Last time we talked we were looking forward to Scala Days. Scala Days has been and gone now, and a rum time was had by all. If you couldn’t make it my writeup is online and all the talks are on Parleys. Here’s Dave’s excellent talk on macros and Miles and Jon’s humourous look back on Scala’s history.
Now that Scala Days has finished we are looking towards Scala Exchange. This year Underscore is running a programme to help get new speakers and attendees into the Scala community. For speakers we are providing:
- help formulating a great talk proposal;
- speaker training to get those ideas onto stage; and
- assistance with writing the actual presentation.
All of this is free.
For speakers and attendees we are offering to part cover costs for travel, accommodation, and tickets.

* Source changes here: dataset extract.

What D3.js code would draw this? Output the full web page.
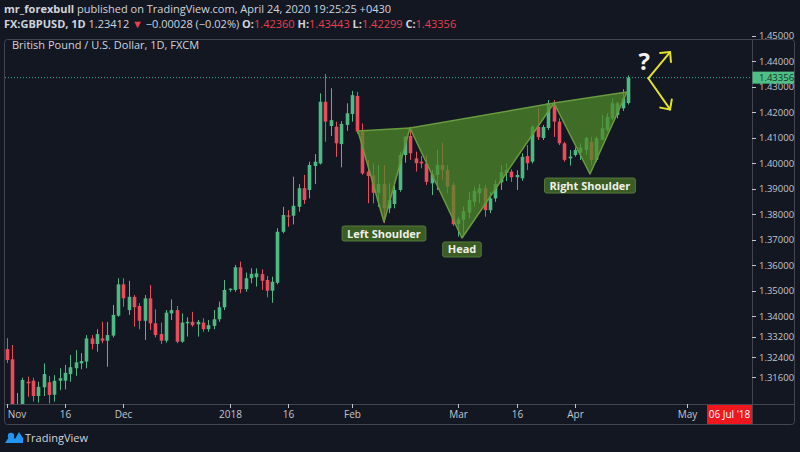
<!DOCTYPE html>
<html><head><meta charset="utf-8">
<script src="https://cdn.jsdelivr.net/npm/d3@7"></script>
<style>
html,body{margin:0;padding:0;background:#131722;}
svg{display:block;}
</style></head><body>
<svg id="c" width="800" height="452"></svg>
<script>
// ---- Data (GBPUSD daily, FXCM) ----
const startDate = "2017-11-01";
const holidays = ["2017-12-25"];
const opens = [1.3271,1.3231,1.3030,1.3052,1.3143,1.3147,1.3087,1.3121,1.3141,1.3092,
1.3147,1.3147,1.3173,1.3196,1.3215,1.3222,1.3313,1.3291,1.3313,1.3304,
1.3324,1.3402,1.3525,1.3424,1.3476,1.3440,1.3382,1.3470,1.3372,1.3330,
1.3304,1.3411,1.3424,1.3300,1.3372,1.3378,1.3368,1.3375,1.3349,1.3362,
1.3388,1.3435,1.3503,1.3503,1.3592,1.3506,1.3549,1.3553,1.3565,1.3542,
1.3500,1.3531,1.3731,1.3795,1.3794,1.3829,1.3902,1.3895,1.3989,1.3999,
1.4241,1.4146,1.4143,1.4075,1.4150,1.4193,1.4264,1.4124,1.3967,1.3952,
1.3884,1.3918,1.3823,1.3840,1.3895,1.4032,1.4107,1.4019,1.4006,1.3999,
1.3921,1.3954,1.3993,1.3973,1.3915,1.3761,1.3778,1.3806,1.3849,1.3882,
1.3902,1.3816,1.3862,1.3925,1.3962,1.3967,1.3945,1.3941,1.4028,1.4006,
1.4143,1.4099,1.4138,1.4228,1.4163,1.4078,1.4019,1.4032,1.4041,1.4052,
1.4084,1.4013,1.4092,1.4130,1.4176,1.4189,1.4215,1.42360];
const highs = [1.3314,1.3287,1.3099,1.3159,1.3163,1.3159,1.3143,1.3215,1.3166,1.3169,
1.3196,1.3209,1.3248,1.3267,1.3255,1.3326,1.3326,1.3349,1.3378,1.3378,
1.3444,1.3549,1.3549,1.3539,1.3483,1.3451,1.3483,1.3522,1.3427,1.3375,
1.3424,1.3466,1.3440,1.3411,1.3396,1.3417,1.3385,1.3392,1.3385,1.3424,
1.3457,1.3542,1.3509,1.3601,1.3614,1.3571,1.3588,1.3588,1.3584,1.3558,
1.3555,1.3745,1.3829,1.3816,1.3947,1.3918,1.3954,1.4006,1.4036,1.4274,
1.4350,1.4294,1.4163,1.4165,1.4235,1.4284,1.4280,1.4156,1.4013,1.4000,
1.3993,1.3993,1.3921,1.3915,1.4045,1.4107,1.4143,1.4045,1.4028,1.4032,
1.3973,1.4052,1.4080,1.3993,1.3925,1.3790,1.3830,1.3888,1.3908,1.3918,
1.3915,1.3888,1.3934,1.3993,1.4000,1.3976,1.3973,1.4039,1.4071,1.4150,
1.4215,1.4150,1.4248,1.4248,1.4176,1.4084,1.4052,1.4062,1.4078,1.4104,
1.4104,1.4104,1.4189,1.4196,1.4254,1.4241,1.4290,1.43443];
const lows = [1.3216,1.3040,1.3010,1.3030,1.3084,1.3065,1.3061,1.3087,1.3058,1.3065,
1.3110,1.3113,1.3143,1.3166,1.3192,1.3196,1.3270,1.3261,1.3294,1.3202,
1.3317,1.3398,1.3437,1.3405,1.3359,1.3349,1.3307,1.3346,1.3317,1.3291,
1.3296,1.3385,1.3294,1.3296,1.3320,1.3359,1.3320,1.3339,1.3339,1.3349,
1.3378,1.3424,1.3496,1.3496,1.3490,1.3496,1.3529,1.3516,1.3503,1.3474,
1.3453,1.3525,1.3725,1.3751,1.3760,1.3810,1.3840,1.3862,1.3918,1.3995,
1.4084,1.4107,1.4025,1.3984,1.4127,1.4163,1.4115,1.3954,1.3843,1.3843,
1.3829,1.3765,1.3804,1.3823,1.3888,1.4002,1.4013,1.3967,1.3980,1.3915,
1.3875,1.3895,1.3934,1.3882,1.3754,1.3712,1.3712,1.3784,1.3829,1.3843,
1.3790,1.3804,1.3849,1.3895,1.3930,1.3927,1.3895,1.3931,1.3973,1.3999,
1.4091,1.4091,1.4130,1.4103,1.4071,1.4006,1.3991,1.4026,1.4013,1.4032,
1.3993,1.4006,1.4091,1.4124,1.4169,1.4176,1.4205,1.42299];
const closes = [1.3228,1.3055,1.3052,1.3150,1.3137,1.3087,1.3123,1.3173,1.3091,1.3147,
1.3157,1.3178,1.3200,1.3219,1.3224,1.3313,1.3291,1.3330,1.3304,1.3326,
1.3405,1.3525,1.3470,1.3476,1.3435,1.3382,1.3470,1.3372,1.3326,1.3304,
1.3414,1.3424,1.3300,1.3375,1.3378,1.3365,1.3378,1.3349,1.3365,1.3388,
1.3435,1.3503,1.3508,1.3592,1.3506,1.3549,1.3566,1.3568,1.3539,1.3500,
1.3535,1.3731,1.3797,1.3790,1.3833,1.3902,1.3856,1.3993,1.4006,1.4241,
1.4163,1.4169,1.4078,1.4154,1.4196,1.4267,1.4124,1.3960,1.3950,1.3884,
1.3918,1.3823,1.3856,1.3895,1.4032,1.4104,1.4039,1.4000,1.3999,1.3927,
1.3958,1.3993,1.3973,1.3908,1.3761,1.3780,1.3812,1.3856,1.3892,1.3902,
1.3816,1.3862,1.3918,1.3965,1.3973,1.3945,1.3954,1.4025,1.4000,1.4143,
1.4102,1.4142,1.4236,1.4163,1.4078,1.4013,1.4026,1.4052,1.4062,1.4098,
1.4013,1.4098,1.4137,1.4182,1.4235,1.4235,1.4255,1.43356];

const priceTicks = [1.45,1.44,1.43,1.42,1.41,1.40,1.39,1.38,1.37,1.36,1.35,1.34,1.332,1.324,1.316];
const timeTickDates = ["2017-11-01","2017-11-16","2017-12-01","2018-01-01","2018-01-16","2018-02-01","2018-03-01","2018-03-16","2018-04-02","2018-05-01"];
const timeTickLabels = ["Nov","16","Dec","2018","16","Feb","Mar","16","Apr","May"];

// head & shoulders drawing anchors (bar position, price)
const hsBars   = [66.15, 71.05, 75.94, 85.73, 103.05, 109.82, 116.79];
const hsPrices = [1.41263, 1.37694, 1.41380, 1.37067, 1.42361, 1.39576, 1.42792];
const hsLabels = ["Left Shoulder","Head","Right Shoulder"];
// "?" arrows drawing anchors
const arrowBars   = [120.8, 124.9, 124.9];
const arrowPrices = [1.4333, 1.4436, 1.4211];

const symbolLine = {sym:"FX:GBPUSD, 1D", last:"1.23412", chg:"\u22120.00028 (\u22120.02%)"};
const cursorDateLabel = "06 Jul '18";

// ---- Layout ----
const W=800,H=452;
const L=5, R=752, T=39, B=404;
const svg=d3.select("#c");
const font='"Open Sans", "Noto Sans", sans-serif';
const up="#4fb985", dn="#ec4b5b", txt="#d1d4dc", axisTxt="#c3c6ce", border="#434651";

// trading days
const parse=d3.utcParse("%Y-%m-%d"), fmt=d3.utcFormat("%Y-%m-%d");
const days=d3.utcDay.range(parse(startDate), parse("2018-08-01"))
  .filter(d=>d.getUTCDay()!==0 && d.getUTCDay()!==6 && !holidays.includes(fmt(d)))
  .map(fmt);
const idxOf = s => days.indexOf(s);

const x=d3.scaleLinear().domain([-0.29,140.32]).range([L,R]);
const y=d3.scaleLinear().domain([1.30557,1.44871]).range([B,T]);

svg.append("rect").attr("width",W).attr("height",H).attr("fill","#131722");

// header
const h1=svg.append("text").attr("x",4).attr("y",13).attr("font-family",font).attr("font-size",11).attr("fill",txt);
h1.append("tspan").attr("font-weight","bold").text("mr_forexbull");
h1.append("tspan").text(" published on TradingView.com, April 24, 2020 19:25:25 +0430");
const h2=svg.append("text").attr("x",4).attr("y",28).attr("font-family",font).attr("font-size",11).attr("fill",txt);
const last=opens.length-1;
const f5=d3.format(".5f");
h2.append("tspan").attr("font-weight","bold").text(symbolLine.sym);
h2.append("tspan").text(" "+symbolLine.last+" ");
h2.append("tspan").attr("fill","#e8404f").text("\u25BC");
h2.append("tspan").text(" "+symbolLine.chg+" ");
[["O:",opens[last]],["H:",highs[last]],["L:",lows[last]],["C:",closes[last]]].forEach(([k,v],i)=>{
  h2.append("tspan").attr("font-weight","bold").text((i?" ":"")+k);
  h2.append("tspan").attr("fill","#e8404f").text(f5(v));
});

// frame
svg.append("rect").attr("x",4.5).attr("y",T+0.5).attr("width",790).attr("height",385)
  .attr("rx",3).attr("fill","none").attr("stroke",border);
svg.append("line").attr("x1",R+0.5).attr("x2",R+0.5).attr("y1",T).attr("y2",424).attr("stroke",border);
svg.append("line").attr("x1",4).attr("x2",794).attr("y1",B+0.5).attr("y2",B+0.5).attr("stroke",border);

svg.append("text").attr("x",12).attr("y",49).attr("font-family",font).attr("font-size",11)
  .attr("fill",txt).text("British Pound / U.S. Dollar, 1D, FXCM");

// clip
svg.append("clipPath").attr("id","plot").append("rect").attr("x",L).attr("y",T+1).attr("width",R-L).attr("height",B-T-1);
const g=svg.append("g").attr("clip-path","url(#plot)");

// candles
const bars=d3.range(opens.length);
g.selectAll("line.w").data(bars).join("line").attr("class","w")
  .attr("x1",i=>Math.round(x(i))+0.5).attr("x2",i=>Math.round(x(i))+0.5)
  .attr("y1",i=>y(highs[i])).attr("y2",i=>y(lows[i]))
  .attr("stroke",i=>closes[i]>=opens[i]?up:dn).attr("stroke-width",1);
g.selectAll("rect.b").data(bars).join("rect").attr("class","b")
  .attr("x",i=>Math.round(x(i))+0.5-1.8).attr("width",3.6)
  .attr("y",i=>y(Math.max(opens[i],closes[i])))
  .attr("height",i=>Math.max(1,Math.abs(y(opens[i])-y(closes[i]))))
  .attr("fill",i=>closes[i]>=opens[i]?up:dn);

// last price dotted line
g.append("line").attr("x1",L).attr("x2",R).attr("y1",y(closes[last])).attr("y2",y(closes[last]))
  .attr("stroke","#34a79a").attr("stroke-dasharray","1,2").attr("stroke-width",1);

// H&S pattern triangles
const pts=hsBars.map((b,i)=>[x(b),y(hsPrices[i])]);
[[0,1,2],[2,3,4],[4,5,6]].forEach(t=>{
  g.append("path").attr("d","M"+t.map(k=>pts[k].join(",")).join("L")+"Z")
   .attr("fill","#4f8a2a").attr("fill-opacity",0.74)
   .attr("stroke","#6a9a40").attr("stroke-width",1.5).attr("stroke-linejoin","round");
});
// labels
[1,3,5].forEach((k,j)=>{
  const lg=g.append("g");
  const t=lg.append("text").attr("x",pts[k][0]).attr("y",pts[k][1]+15.5).attr("text-anchor","middle")
    .attr("font-family",font).attr("font-size",11).attr("font-weight","bold").attr("fill","#eef0e8").text(hsLabels[j]);
  const w=t.node().getComputedTextLength()+10;
  lg.insert("rect","text").attr("x",pts[k][0]-w/2).attr("y",pts[k][1]+4).attr("width",w).attr("height",15)
    .attr("rx",2).attr("fill","#3b5c25").attr("stroke","#557a3a").attr("stroke-width",1);
});

// question mark + arrows
const ap=arrowBars.map((b,i)=>[x(b),y(arrowPrices[i])]);
const yel="#e2e22a";
[1,2].forEach(k=>{
  g.append("line").attr("x1",ap[0][0]).attr("y1",ap[0][1]).attr("x2",ap[k][0]).attr("y2",ap[k][1])
   .attr("stroke",yel).attr("stroke-width",2).attr("stroke-linecap","round");
  const a=Math.atan2(ap[0][1]-ap[k][1],ap[0][0]-ap[k][0]);
  [a-0.78,a+0.78].forEach(b=>{
    g.append("line").attr("x1",ap[k][0]).attr("y1",ap[k][1])
     .attr("x2",ap[k][0]+10*Math.cos(b)).attr("y2",ap[k][1]+10*Math.sin(b))
     .attr("stroke",yel).attr("stroke-width",2).attr("stroke-linecap","round");
  });
});
g.append("text").attr("x",ap[0][0]-4).attr("y",ap[0][1]-8).attr("text-anchor","middle")
  .attr("font-family",font).attr("font-size",24).attr("font-weight","bold").attr("fill","#f2f2f2").text("?");

// price axis
const pa=svg.append("g");
const ly=y(closes[last]);
priceTicks.forEach(v=>{
  pa.append("line").attr("x1",R).attr("x2",R+4).attr("y1",Math.round(y(v))+0.5).attr("y2",Math.round(y(v))+0.5).attr("stroke",axisTxt);
  // the 1.43000 label sits mostly behind the last-price tag, as in the original
  if (Math.abs(y(v)-ly) < 9) return;
  pa.append("text").attr("x",R+7).attr("y",y(v)+3.5).attr("font-family",font).attr("font-size",9.5).attr("fill",axisTxt).text(f5(v));
});
// last price label
pa.append("rect").attr("x",R+0.5).attr("y",ly-6).attr("width",41.5).attr("height",12).attr("fill","#4fbf86");
pa.append("text").attr("x",R+7).attr("y",ly+3.5).attr("font-family",font).attr("font-size",9.5).attr("fill","#0f3524").text(f5(closes[last]));
// visible lower sliver of the hidden 1.43000 label
const hidden=priceTicks.filter(v=>Math.abs(y(v)-ly)<9);
svg.append("clipPath").attr("id","sliver").append("rect").attr("x",R+1).attr("y",ly+6).attr("width",42).attr("height",6);
hidden.forEach(v=>{
  svg.append("text").attr("clip-path","url(#sliver)").attr("x",R+7).attr("y",y(v)+3.5).attr("font-family",font)
    .attr("font-size",9.5).attr("fill",axisTxt).text(f5(v));
});

// time axis
const ta=svg.append("g");
svg.append("clipPath").attr("id","tax").append("rect").attr("x",L).attr("y",B).attr("width",R-L).attr("height",20);
const tg=ta.append("g").attr("clip-path","url(#tax)");
timeTickDates.forEach((d,i)=>{
  const xx=Math.round(x(idxOf(d)))+0.5;
  tg.append("line").attr("x1",xx).attr("x2",xx).attr("y1",B).attr("y2",B+4).attr("stroke",axisTxt);
  tg.append("text").attr("x",Math.max(xx, L+12)).attr("y",418).attr("text-anchor","middle").attr("font-family",font)
    .attr("font-size",10).attr("fill",axisTxt).text(timeTickLabels[i]);
});
ta.append("rect").attr("x",707).attr("y",B+1).attr("width",R-707).attr("height",19).attr("fill","#f0161e");
ta.append("text").attr("x",(707+R)/2).attr("y",418).attr("text-anchor","middle").attr("font-family",font)
  .attr("font-size",10).attr("fill","#fff").text(cursorDateLabel);

// TradingView logo
const lgo=svg.append("g").attr("transform","translate(5,431)");
lgo.append("path").attr("d","M0,12 L6,3 L10,8 L14,1 L18,7 L18,12 Z").attr("fill","#2196f3");
lgo.append("circle").attr("cx",6).attr("cy",5).attr("r",3.2).attr("fill","#2196f3");
svg.append("text").attr("x",25).attr("y",442).attr("font-family",font).attr("font-size",11).attr("fill",txt).text("TradingView");
</script>
</body></html>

The goal of the programme is to get new faces and voices at Scala Exchange. If you are the type of person who doesn’t typically attend conferences then we hope you’ll apply. If you know people who use Scala but aren’t part of the wider community we hope you’ll point them towards the program. Full details and application form are here.
The programme is only open for another week so get in quick.
On the Blog
We’ve written before about monad transformers. We have another post that describes a larger example taken from a real project. Monad transformers continue to find many uses in our work and are discussed in depth in our Essential Scalaz course.
Helping teams transition to Scala is one of the most common tasks we’re engaged for at the moment. There are many techniques we use to do this, one of them being code review. I’ve written some thoughts on when they are and aren’t appropriate which might be of interest if you’re considering adopting them.